If Valve hadn’t made Left 4 Dead, it would have developed an RPG about fairies instead.
Before Valve came up with the idea of Left 4 Dead, it was working on a game that it really wasn’t proud of. Gabe Newell refers to a previous Valve “action fantasy sort of role playing game” featuring fairies that was so bad, it drove the studio to create its co-op zombie shooter instead.
Valve head Gabe Newell, project manager Erik Johnson, and marketing director Doug Lombardi all recently talked about the game in an interview with PC Gamer. The three introduce it thusly:
Doug Lombardi: There were a few failed starts to build Left 4 Dead.
Gabe Newell: Well, there was the flying fairy game. Is that the one you were referring to?
Erik Johnson: That was just a different game that, when we stabbed it… (everyone laughs)
Doug Lombardi: … It turned into Left 4 Dead!
Johnson explains the title’s gameplay as one that included spell casting “based on movement and mouse gestures.” Newell calls the fairy RPG a “useful failure … because it was so clearly dumb that it made us say, ‘Ok, what are we actually good at that we can do instead?'”
Newell continues to say it made Valve ask itself: “‘How could we make a game that was this bad? And how should we make a game … Why are we doing this game which was kind of a’… it wasn’t really an RPG… it was this action fantasy sort of role playing game that had no story.”

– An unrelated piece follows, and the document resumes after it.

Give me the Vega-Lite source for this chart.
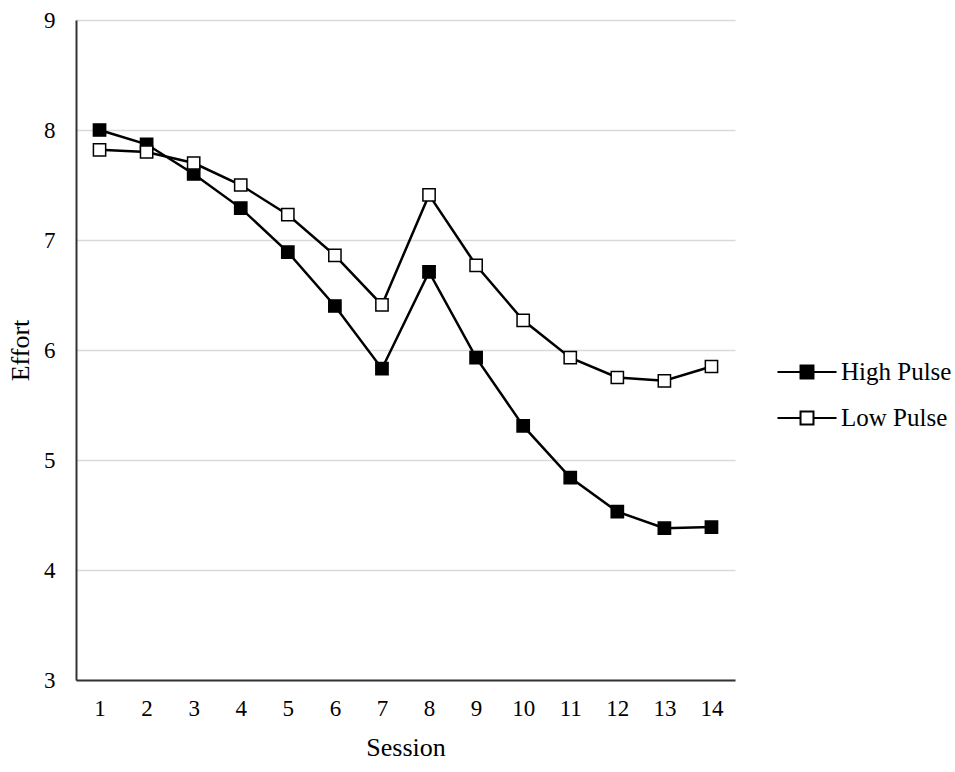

Valve had a moment of clarity, and thought: “‘What we should focus in on is AI and playing in co-op, and that’s the interesting opportunity.'” Newell reveals: “That was where Left 4 Dead came from.” This example could show why Valve is one of the world’s top developers. It can look at itself and see when it’s making a blunder, and even admit it to the world. I’m confident that Valve would probably have made a decent fairy RPG, but Left 4 Dead probably has more of an appeal.